Thienyltriazine-based porous organic polymers with nitrogen rich moieties: synthesis and gas selectivity study

Here, we present the synthesis of a series of thienyltriazine-containing nitrogen-rich porous organic polymers by making use of Sonogashira coupling reaction (for TT-CBz, TT-BCBz and TT-TPA) and FeCl3-mediated polymerization (for TT-TCBz-(a-g)). The FeCl3-mediated polymerization was performed under different reaction conditions, such as oxidative polymerization, Friedel-Crafts polymerization, and competitive oxidative/Friedel-Crafts polymerizations. Polymer TT-TCBz-b, synthesized at room temperature in the presence of FeCl3 and MeNO2, displayed the highest BET surface area of approximately 1059 m2 g-1. However, the percentage of micropore volume was largest for TT-TCBz-f and TT-TCBz-g, which can be attributed to their highly cross-linked structure. All of the polymers exhibited notable thermal stability, with the TT-TCBz series polymers reaching stability as high as 580 degrees C. The polymers of the TT-TCBz series were also used for CO2 adsorption studies. The rich heteroatom content, presence of an electron-rich carbazole unit and high micropore volume make these polymers attractive candidates for sequestration of Lewis acidic CO2 gas. A maximum CO2 uptake of 16.5 wt% at 263 K and 100 kPa has been observed for TT-TCBz-g attributed to its high surface area and high percentage of micropore volume.
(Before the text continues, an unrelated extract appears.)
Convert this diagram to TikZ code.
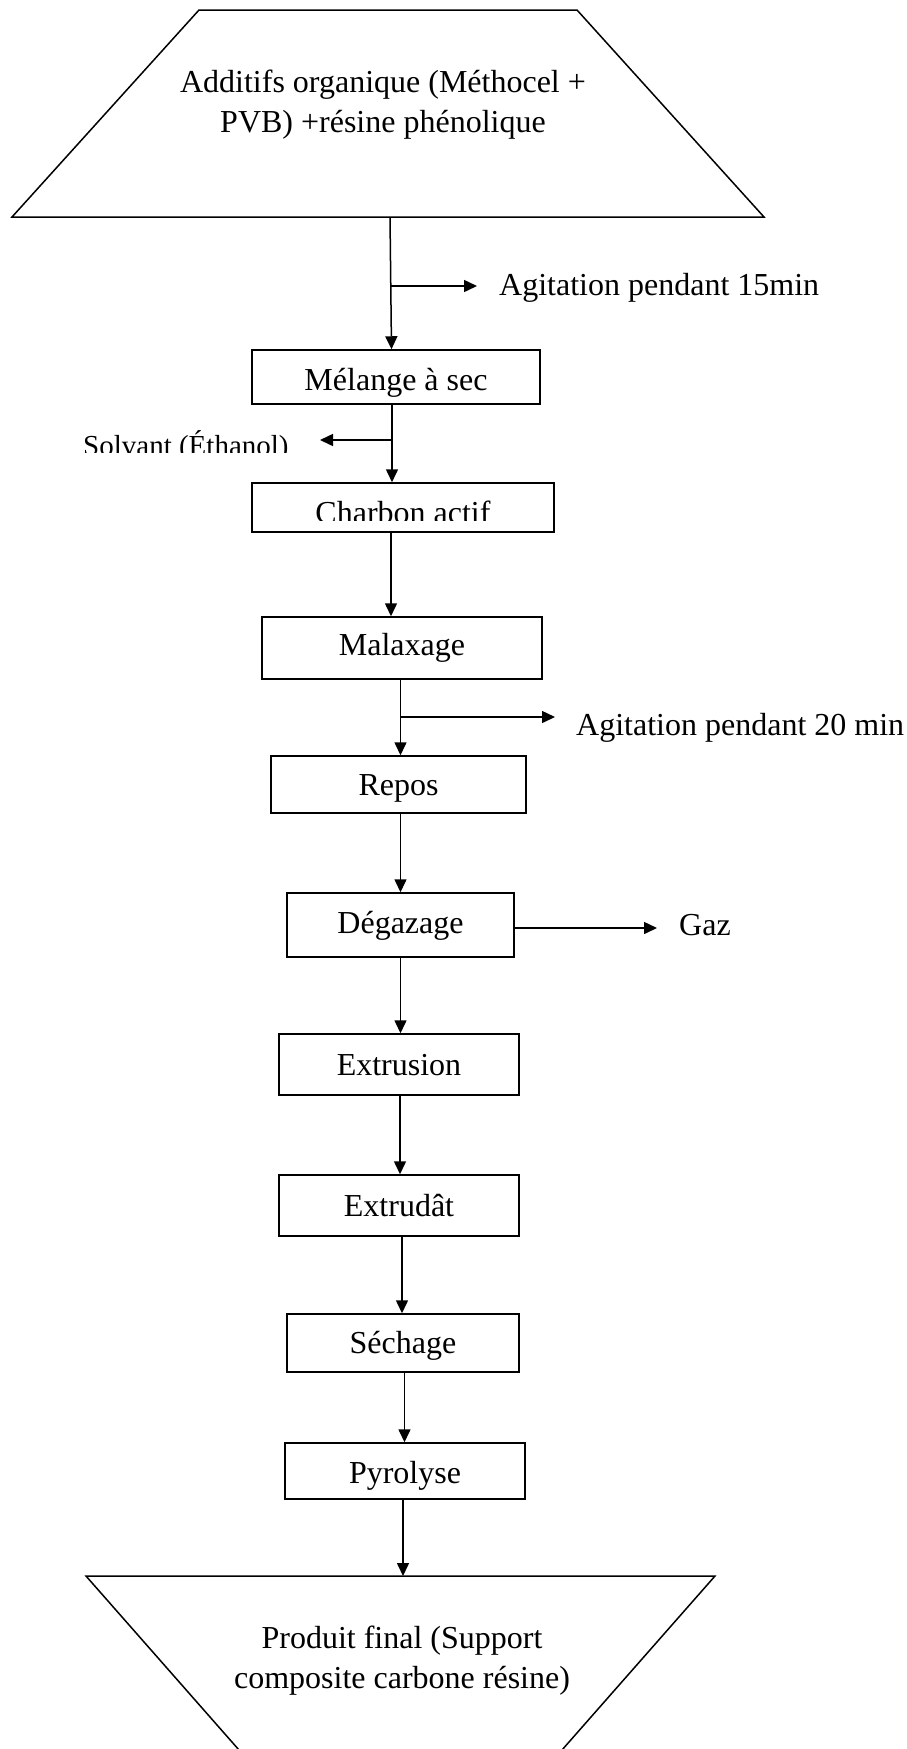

IAST results further revealed that in TT-TCBz-g the selectivity for the CO2 : N2 mixture (15 : 85) is around 65. A series of thienyltriazine-based porous polymers have been synthesized and explored for CO2 adsorption with the uptake reaching as high as 16.5 wt% at 263 K and 100 kPa and a selectivity of around 65 for the CO2 : N2 mixture (15 : 85).